"""

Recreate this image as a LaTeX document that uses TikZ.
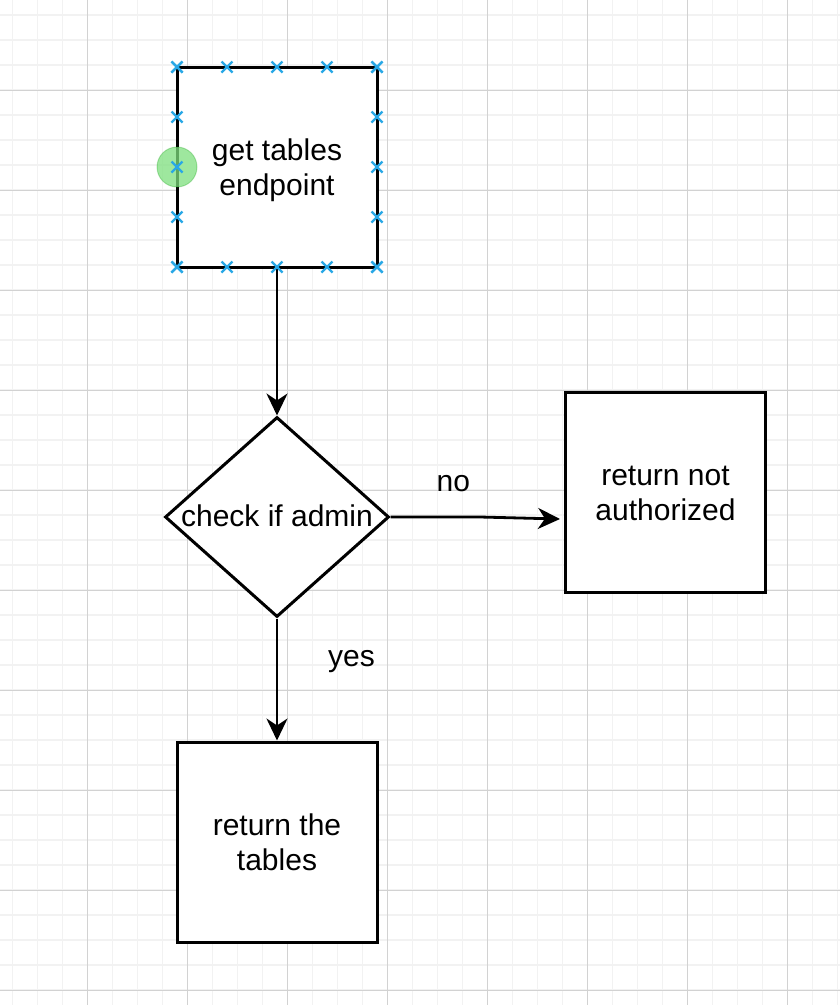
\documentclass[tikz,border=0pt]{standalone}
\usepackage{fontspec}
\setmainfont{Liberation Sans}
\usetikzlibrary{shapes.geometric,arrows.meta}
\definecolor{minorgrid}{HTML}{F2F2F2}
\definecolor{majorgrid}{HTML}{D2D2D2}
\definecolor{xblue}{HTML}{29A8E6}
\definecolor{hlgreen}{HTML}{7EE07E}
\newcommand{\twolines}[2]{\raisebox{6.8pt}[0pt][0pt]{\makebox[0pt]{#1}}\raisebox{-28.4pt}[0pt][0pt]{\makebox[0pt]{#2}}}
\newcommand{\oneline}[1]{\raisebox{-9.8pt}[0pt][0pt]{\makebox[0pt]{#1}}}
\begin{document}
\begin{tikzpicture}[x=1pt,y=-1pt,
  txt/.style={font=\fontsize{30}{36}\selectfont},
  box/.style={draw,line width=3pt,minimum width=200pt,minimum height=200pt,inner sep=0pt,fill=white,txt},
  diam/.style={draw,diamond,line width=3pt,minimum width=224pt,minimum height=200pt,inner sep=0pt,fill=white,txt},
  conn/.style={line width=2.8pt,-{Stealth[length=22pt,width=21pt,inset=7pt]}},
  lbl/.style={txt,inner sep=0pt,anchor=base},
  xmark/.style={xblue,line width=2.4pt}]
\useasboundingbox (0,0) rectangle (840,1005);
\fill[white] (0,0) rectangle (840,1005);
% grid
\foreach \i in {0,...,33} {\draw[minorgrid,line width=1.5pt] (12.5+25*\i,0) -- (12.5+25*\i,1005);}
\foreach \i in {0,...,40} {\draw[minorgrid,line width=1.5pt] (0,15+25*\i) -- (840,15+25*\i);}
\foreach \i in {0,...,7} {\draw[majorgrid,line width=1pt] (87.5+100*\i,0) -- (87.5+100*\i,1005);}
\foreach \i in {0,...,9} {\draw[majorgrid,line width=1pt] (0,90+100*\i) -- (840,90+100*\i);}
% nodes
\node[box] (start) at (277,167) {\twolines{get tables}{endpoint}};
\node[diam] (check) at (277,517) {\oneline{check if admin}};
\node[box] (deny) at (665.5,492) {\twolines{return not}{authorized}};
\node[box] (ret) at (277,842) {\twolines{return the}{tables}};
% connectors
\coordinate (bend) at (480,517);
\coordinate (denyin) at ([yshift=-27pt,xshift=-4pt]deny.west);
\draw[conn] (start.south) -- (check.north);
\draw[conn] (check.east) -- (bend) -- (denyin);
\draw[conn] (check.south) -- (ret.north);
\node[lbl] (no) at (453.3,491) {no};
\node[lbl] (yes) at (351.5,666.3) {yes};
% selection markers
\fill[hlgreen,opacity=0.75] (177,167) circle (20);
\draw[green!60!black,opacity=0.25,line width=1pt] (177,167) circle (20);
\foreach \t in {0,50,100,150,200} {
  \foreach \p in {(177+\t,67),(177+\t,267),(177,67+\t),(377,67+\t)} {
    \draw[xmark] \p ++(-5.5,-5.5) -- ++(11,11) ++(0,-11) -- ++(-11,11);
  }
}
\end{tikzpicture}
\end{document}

"""

§ **DIRECTION**:
Set every line down exactly as written, leaving each picture out.

§ **RESPONSE**:
Recreate this image as a LaTeX document that uses TikZ.
\documentclass[tikz,border=0pt]{standalone}
\usepackage{fontspec}
\setmainfont{Liberation Sans}
\usetikzlibrary{shapes.geometric,arrows.meta}
\definecolor{minorgrid}{HTML}{F2F2F2}
\definecolor{majorgrid}{HTML}{D2D2D2}
\definecolor{xblue}{HTML}{29A8E6}
\definecolor{hlgreen}{HTML}{7EE07E}
\newcommand{\twolines}[2]{\raisebox{6.8pt}[0pt][0pt]{\makebox[0pt]{#1}}\raisebox{-28.4pt}[0pt][0pt]{\makebox[0pt]{#2}}}
\newcommand{\oneline}[1]{\raisebox{-9.8pt}[0pt][0pt]{\makebox[0pt]{#1}}}
\begin{document}
\begin{tikzpicture}[x=1pt,y=-1pt,
  txt/.style={font=\fontsize{30}{36}\selectfont},
  box/.style={draw,line width=3pt,minimum width=200pt,minimum height=200pt,inner sep=0pt,fill=white,txt},
  diam/.style={draw,diamond,line width=3pt,minimum width=224pt,minimum height=200pt,inner sep=0pt,fill=white,txt},
  conn/.style={line width=2.8pt,-{Stealth[length=22pt,width=21pt,inset=7pt]}},
  lbl/.style={txt,inner sep=0pt,anchor=base},
  xmark/.style={xblue,line width=2.4pt}]
\useasboundingbox (0,0) rectangle (840,1005);
\fill[white] (0,0) rectangle (840,1005);
% grid
\foreach \i in {0,...,33} {\draw[minorgrid,line width=1.5pt] (12.5+25*\i,0) -- (12.5+25*\i,1005);}
\foreach \i in {0,...,40} {\draw[minorgrid,line width=1.5pt] (0,15+25*\i) -- (840,15+25*\i);}
\foreach \i in {0,...,7} {\draw[majorgrid,line width=1pt] (87.5+100*\i,0) -- (87.5+100*\i,1005);}
\foreach \i in {0,...,9} {\draw[majorgrid,line width=1pt] (0,90+100*\i) -- (840,90+100*\i);}
% nodes
\node[box] (start) at (277,167) {\twolines{get tables}{endpoint}};
\node[diam] (check) at (277,517) {\oneline{check if admin}};
\node[box] (deny) at (665.5,492) {\twolines{return not}{authorized}};
\node[box] (ret) at (277,842) {\twolines{return the}{tables}};
% connectors
\coordinate (bend) at (480,517);
\coordinate (denyin) at ([yshift=-27pt,xshift=-4pt]deny.west);
\draw[conn] (start.south) -- (check.north);
\draw[conn] (check.east) -- (bend) -- (denyin);
\draw[conn] (check.south) -- (ret.north);
\node[lbl] (no) at (453.3,491) {no};
\node[lbl] (yes) at (351.5,666.3) {yes};
% selection markers
\fill[hlgreen,opacity=0.75] (177,167) circle (20);
\draw[green!60!black,opacity=0.25,line width=1pt] (177,167) circle (20);
\foreach \t in {0,50,100,150,200} {
  \foreach \p in {(177+\t,67),(177+\t,267),(177,67+\t),(377,67+\t)} {
    \draw[xmark] \p ++(-5.5,-5.5) -- ++(11,11) ++(0,-11) -- ++(-11,11);
  }
}
\end{tikzpicture}
\end{document}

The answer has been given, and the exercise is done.